In Investing the Templeton Way, a book co-authored by John Templeton's great-niece, the strategy of purchasing shares in the wake of a crisis is detailed.

  • The bargain hunter searches for stocks that have fallen in price and are priced too low relative to their intrinsic value.
  • The bargain hunter searches for situations in which a large misconception has driven stock prices down, such as the arrival of near-term difficulties for a business that are temporary in nature and should correct over time. In other words, bargain hunters look for stocks that have become mispriced as a result of temporary changes in the near-term perspectives of sellers.
  • The bargain hunter always investigates stocks when the outlook is worst according to the market, not best.

A crisis sends all these events into overdrive. Put another way, when the market sells off in a panic or crisis, all the market phenomena a bargain hunter desires condense into a brief and compact period: maybe a day, a few weeks, a few months, perhaps even longer.

To take advantage of such a crisis, the investor must be prepared. Make your decision to buy when you are thinking clearly and your judgment is not being affected by the events at hand. Having done that, maintain a discipline of purchasing stocks that you believe to be a bargain.

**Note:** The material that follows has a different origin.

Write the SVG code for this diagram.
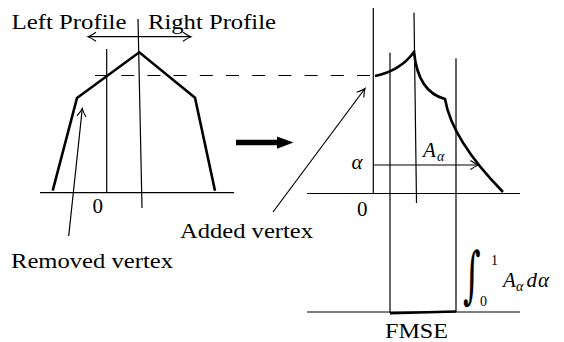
<svg xmlns="http://www.w3.org/2000/svg" width="564" height="342" viewBox="0 0 564 342">
<defs>
<style>
.ln{stroke:#000;stroke-width:1.2;fill:none}
.thk{stroke:#000;stroke-width:2.6;fill:none;stroke-linejoin:miter}
.dash{stroke:#000;stroke-width:1.2;stroke-dasharray:13 13.2;fill:none}
</style>
<marker id="oa" viewBox="-10 -6 12 12" refX="0" refY="0" markerWidth="12" markerHeight="12" markerUnits="userSpaceOnUse" orient="auto-start-reverse">
<path d="M-8,-4.5 Q-3,-1 0,0 Q-3,1 -8,4.5" fill="none" stroke="#000" stroke-width="1.1"/>
</marker>
</defs>

<g id="left-profile">
<line class="ln" x1="40" y1="192.7" x2="234" y2="192.7"/>
<line class="ln" x1="106.7" y1="49" x2="106.7" y2="192.7"/>
<line class="ln" x1="138" y1="19" x2="142" y2="208"/>
<polyline class="thk" points="52.7,190.7 77,98 139.3,52.3 195,97.7 215,190.7"/>
<text font-family="Liberation Serif" font-size="21" x="11.5" y="29" textLength="115" lengthAdjust="spacingAndGlyphs">Left Profile</text>
<text font-family="Liberation Serif" font-size="21" x="148" y="29" textLength="128" lengthAdjust="spacingAndGlyphs">Right Profile</text>
<text font-family="Liberation Serif" font-size="21" x="92.5" y="213">0</text>
</g>

<g id="right-profile">
<line class="ln" x1="307" y1="193.5" x2="520" y2="193.5"/>
<line class="ln" x1="307" y1="312" x2="520" y2="312"/>
<line class="ln" x1="373.3" y1="8" x2="373.3" y2="193.5"/>
<line class="ln" x1="414" y1="12.7" x2="416.5" y2="203"/>
<line class="ln" x1="390" y1="52.7" x2="390" y2="313"/>
<line class="ln" x1="456" y1="58.3" x2="456" y2="312"/>
<path class="thk" d="M375,76 Q400,71 414,52 Q418,92 445,99 Q452,140 503,192"/>
<line x1="390" y1="313.3" x2="456" y2="311.5" stroke="#000" stroke-width="2.6"/>
<text font-family="Liberation Serif" font-size="21" x="357" y="216">0</text>
<text font-family="Liberation Serif" font-size="21" font-style="italic" x="351.5" y="169">α</text>
<text font-family="Liberation Serif" font-size="21" font-style="italic" x="423" y="157">A</text>
<text font-family="Liberation Serif" font-size="14" font-style="italic" x="437" y="161">α</text>
<text font-family="Liberation Serif" font-size="21" x="385" y="338" textLength="63" lengthAdjust="spacingAndGlyphs">FMSE</text>
</g>

<g id="integral">
<text font-family="DejaVu Serif" font-size="34" x="0" y="0" transform="translate(463,295.5) scale(1,1.82)">∫</text>
<text font-family="Liberation Serif" font-size="14" x="491" y="265">1</text>
<text font-family="Liberation Serif" font-size="14" x="480" y="306">0</text>
<text font-family="Liberation Serif" font-size="21" font-style="italic" x="503" y="287">A</text>
<text font-family="Liberation Serif" font-size="14" font-style="italic" x="516" y="291">α</text>
<text font-family="Liberation Serif" font-size="21" font-style="italic" x="526.5" y="287">d</text>
<text font-family="Liberation Serif" font-size="21" font-style="italic" x="538" y="287">α</text>
</g>

<g id="labels">
<text font-family="Liberation Serif" font-size="21" x="11" y="268" textLength="162" lengthAdjust="spacingAndGlyphs">Removed vertex</text>
<text font-family="Liberation Serif" font-size="21" x="180" y="238" textLength="133" lengthAdjust="spacingAndGlyphs">Added vertex</text>
</g>

<g id="connectors">
<line class="ln" x1="88" y1="36.7" x2="191" y2="36.7" marker-start="url(#oa)" marker-end="url(#oa)"/>
<line class="dash" x1="95" y1="75.5" x2="373" y2="75.5"/>
<line class="ln" x1="68.7" y1="236" x2="82.3" y2="108.5" marker-end="url(#oa)"/>
<line class="ln" x1="273" y1="212" x2="365" y2="88.5" marker-end="url(#oa)"/>
<line class="ln" x1="373.3" y1="165" x2="478.5" y2="165" marker-end="url(#oa)"/>
<path d="M236,139.8 H277 V136.5 L293.5,142.5 L277,148.8 V145.2 H236 Z" fill="#000"/>
</g>
</svg>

Templeton used to make his buy decisions well before a sell-off occurred. He always kept a "wish list" of securities or companies that he believed were well run but priced too high in the market. In fact, he often had standing orders with his brokers to purchase those stocks if for some reason the market sold off enough to drag their prices down to levels at which he considered them a bargain.

In the foreword to the book, he pens down words of wisdom that any value investor should ardently follow: "One principle that I have used through my career is to invest at the point of maximum pessimism. That is the time to be most optimistic."

"Buying when others are despondently selling and selling when others are avidly buying requires the greatest of fortitude and pays the greatest ultimate reward."